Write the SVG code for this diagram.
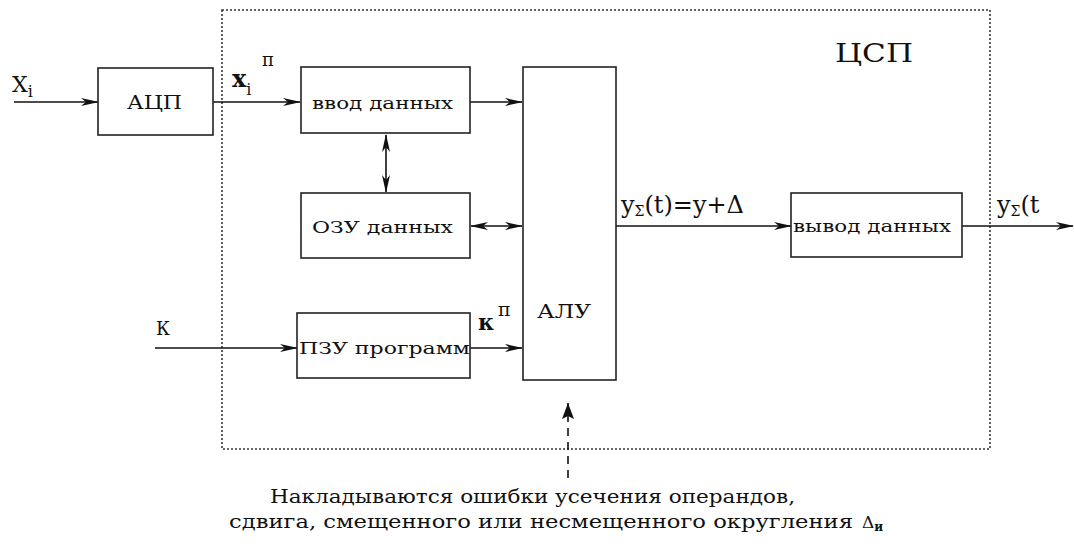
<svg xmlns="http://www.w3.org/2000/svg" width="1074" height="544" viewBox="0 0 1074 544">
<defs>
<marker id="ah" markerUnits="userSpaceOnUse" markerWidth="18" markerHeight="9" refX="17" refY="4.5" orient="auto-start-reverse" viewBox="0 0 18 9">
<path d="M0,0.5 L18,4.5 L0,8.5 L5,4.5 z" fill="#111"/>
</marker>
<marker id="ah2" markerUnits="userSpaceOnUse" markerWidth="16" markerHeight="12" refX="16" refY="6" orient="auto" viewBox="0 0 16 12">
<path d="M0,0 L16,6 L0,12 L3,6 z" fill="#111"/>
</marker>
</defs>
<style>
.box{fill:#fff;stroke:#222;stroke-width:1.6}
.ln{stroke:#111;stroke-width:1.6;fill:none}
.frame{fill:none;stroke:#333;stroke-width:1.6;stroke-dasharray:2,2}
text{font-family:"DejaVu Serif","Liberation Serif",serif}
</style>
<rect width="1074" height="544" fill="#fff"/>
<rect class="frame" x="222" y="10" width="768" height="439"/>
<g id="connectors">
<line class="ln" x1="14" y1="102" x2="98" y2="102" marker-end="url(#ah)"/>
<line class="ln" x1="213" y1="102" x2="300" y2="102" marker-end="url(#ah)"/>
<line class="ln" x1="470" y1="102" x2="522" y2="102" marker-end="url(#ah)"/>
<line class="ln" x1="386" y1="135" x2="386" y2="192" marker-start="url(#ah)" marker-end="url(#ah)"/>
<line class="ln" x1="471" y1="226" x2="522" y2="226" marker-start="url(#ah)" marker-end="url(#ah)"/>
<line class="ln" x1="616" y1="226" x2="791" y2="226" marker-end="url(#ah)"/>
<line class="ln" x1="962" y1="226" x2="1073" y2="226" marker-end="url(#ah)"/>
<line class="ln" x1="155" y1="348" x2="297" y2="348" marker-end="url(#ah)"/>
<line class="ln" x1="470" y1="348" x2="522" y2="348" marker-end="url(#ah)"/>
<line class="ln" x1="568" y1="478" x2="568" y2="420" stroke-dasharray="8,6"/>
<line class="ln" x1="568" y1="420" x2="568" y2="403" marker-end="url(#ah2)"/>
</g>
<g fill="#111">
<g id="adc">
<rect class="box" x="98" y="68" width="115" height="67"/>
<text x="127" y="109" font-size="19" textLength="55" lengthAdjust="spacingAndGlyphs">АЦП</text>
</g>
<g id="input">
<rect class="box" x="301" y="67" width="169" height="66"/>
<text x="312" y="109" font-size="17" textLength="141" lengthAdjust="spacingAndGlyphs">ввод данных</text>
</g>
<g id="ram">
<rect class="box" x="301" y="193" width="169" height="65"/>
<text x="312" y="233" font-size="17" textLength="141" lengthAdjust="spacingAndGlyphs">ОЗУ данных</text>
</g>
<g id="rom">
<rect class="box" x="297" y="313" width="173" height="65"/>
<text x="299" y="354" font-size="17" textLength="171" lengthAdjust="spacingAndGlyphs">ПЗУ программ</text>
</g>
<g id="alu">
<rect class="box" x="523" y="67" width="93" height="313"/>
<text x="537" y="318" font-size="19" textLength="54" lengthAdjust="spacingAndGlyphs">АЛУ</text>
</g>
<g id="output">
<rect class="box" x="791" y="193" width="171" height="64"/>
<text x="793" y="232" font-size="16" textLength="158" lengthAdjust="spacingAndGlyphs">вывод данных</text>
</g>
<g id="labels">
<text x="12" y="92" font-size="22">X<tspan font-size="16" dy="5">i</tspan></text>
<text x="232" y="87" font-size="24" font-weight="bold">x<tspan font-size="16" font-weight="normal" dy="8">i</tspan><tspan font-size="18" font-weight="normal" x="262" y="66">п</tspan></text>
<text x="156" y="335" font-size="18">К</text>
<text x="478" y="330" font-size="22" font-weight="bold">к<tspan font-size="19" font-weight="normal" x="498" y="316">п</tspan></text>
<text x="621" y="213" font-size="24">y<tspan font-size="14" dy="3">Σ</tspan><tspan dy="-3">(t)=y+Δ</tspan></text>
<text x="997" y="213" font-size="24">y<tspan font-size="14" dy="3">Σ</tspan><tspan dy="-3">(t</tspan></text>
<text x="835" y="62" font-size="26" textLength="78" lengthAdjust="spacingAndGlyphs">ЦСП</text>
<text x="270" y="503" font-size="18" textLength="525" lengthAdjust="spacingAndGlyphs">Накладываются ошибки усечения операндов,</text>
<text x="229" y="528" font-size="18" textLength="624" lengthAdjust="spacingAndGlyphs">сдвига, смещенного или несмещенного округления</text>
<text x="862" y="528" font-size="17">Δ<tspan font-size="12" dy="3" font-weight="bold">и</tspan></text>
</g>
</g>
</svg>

--------------------------------

→ Stated goal: Copy all the lines of data exactly as they appear, dropping any images.

→ Completed task:
Write the SVG code for this diagram.
<svg xmlns="http://www.w3.org/2000/svg" width="1074" height="544" viewBox="0 0 1074 544">
<defs>
<marker id="ah" markerUnits="userSpaceOnUse" markerWidth="18" markerHeight="9" refX="17" refY="4.5" orient="auto-start-reverse" viewBox="0 0 18 9">
<path d="M0,0.5 L18,4.5 L0,8.5 L5,4.5 z" fill="#111"/>
</marker>
<marker id="ah2" markerUnits="userSpaceOnUse" markerWidth="16" markerHeight="12" refX="16" refY="6" orient="auto" viewBox="0 0 16 12">
<path d="M0,0 L16,6 L0,12 L3,6 z" fill="#111"/>
</marker>
</defs>
<style>
.box{fill:#fff;stroke:#222;stroke-width:1.6}
.ln{stroke:#111;stroke-width:1.6;fill:none}
.frame{fill:none;stroke:#333;stroke-width:1.6;stroke-dasharray:2,2}
text{font-family:"DejaVu Serif","Liberation Serif",serif}
</style>
<rect width="1074" height="544" fill="#fff"/>
<rect class="frame" x="222" y="10" width="768" height="439"/>
<g id="connectors">
<line class="ln" x1="14" y1="102" x2="98" y2="102" marker-end="url(#ah)"/>
<line class="ln" x1="213" y1="102" x2="300" y2="102" marker-end="url(#ah)"/>
<line class="ln" x1="470" y1="102" x2="522" y2="102" marker-end="url(#ah)"/>
<line class="ln" x1="386" y1="135" x2="386" y2="192" marker-start="url(#ah)" marker-end="url(#ah)"/>
<line class="ln" x1="471" y1="226" x2="522" y2="226" marker-start="url(#ah)" marker-end="url(#ah)"/>
<line class="ln" x1="616" y1="226" x2="791" y2="226" marker-end="url(#ah)"/>
<line class="ln" x1="962" y1="226" x2="1073" y2="226" marker-end="url(#ah)"/>
<line class="ln" x1="155" y1="348" x2="297" y2="348" marker-end="url(#ah)"/>
<line class="ln" x1="470" y1="348" x2="522" y2="348" marker-end="url(#ah)"/>
<line class="ln" x1="568" y1="478" x2="568" y2="420" stroke-dasharray="8,6"/>
<line class="ln" x1="568" y1="420" x2="568" y2="403" marker-end="url(#ah2)"/>
</g>
<g fill="#111">
<g id="adc">
<rect class="box" x="98" y="68" width="115" height="67"/>
<text x="127" y="109" font-size="19" textLength="55" lengthAdjust="spacingAndGlyphs">АЦП</text>
</g>
<g id="input">
<rect class="box" x="301" y="67" width="169" height="66"/>
<text x="312" y="109" font-size="17" textLength="141" lengthAdjust="spacingAndGlyphs">ввод данных</text>
</g>
<g id="ram">
<rect class="box" x="301" y="193" width="169" height="65"/>
<text x="312" y="233" font-size="17" textLength="141" lengthAdjust="spacingAndGlyphs">ОЗУ данных</text>
</g>
<g id="rom">
<rect class="box" x="297" y="313" width="173" height="65"/>
<text x="299" y="354" font-size="17" textLength="171" lengthAdjust="spacingAndGlyphs">ПЗУ программ</text>
</g>
<g id="alu">
<rect class="box" x="523" y="67" width="93" height="313"/>
<text x="537" y="318" font-size="19" textLength="54" lengthAdjust="spacingAndGlyphs">АЛУ</text>
</g>
<g id="output">
<rect class="box" x="791" y="193" width="171" height="64"/>
<text x="793" y="232" font-size="16" textLength="158" lengthAdjust="spacingAndGlyphs">вывод данных</text>
</g>
<g id="labels">
<text x="12" y="92" font-size="22">X<tspan font-size="16" dy="5">i</tspan></text>
<text x="232" y="87" font-size="24" font-weight="bold">x<tspan font-size="16" font-weight="normal" dy="8">i</tspan><tspan font-size="18" font-weight="normal" x="262" y="66">п</tspan></text>
<text x="156" y="335" font-size="18">К</text>
<text x="478" y="330" font-size="22" font-weight="bold">к<tspan font-size="19" font-weight="normal" x="498" y="316">п</tspan></text>
<text x="621" y="213" font-size="24">y<tspan font-size="14" dy="3">Σ</tspan><tspan dy="-3">(t)=y+Δ</tspan></text>
<text x="997" y="213" font-size="24">y<tspan font-size="14" dy="3">Σ</tspan><tspan dy="-3">(t</tspan></text>
<text x="835" y="62" font-size="26" textLength="78" lengthAdjust="spacingAndGlyphs">ЦСП</text>
<text x="270" y="503" font-size="18" textLength="525" lengthAdjust="spacingAndGlyphs">Накладываются ошибки усечения операндов,</text>
<text x="229" y="528" font-size="18" textLength="624" lengthAdjust="spacingAndGlyphs">сдвига, смещенного или несмещенного округления</text>
<text x="862" y="528" font-size="17">Δ<tspan font-size="12" dy="3" font-weight="bold">и</tspan></text>
</g>
</g>
</svg>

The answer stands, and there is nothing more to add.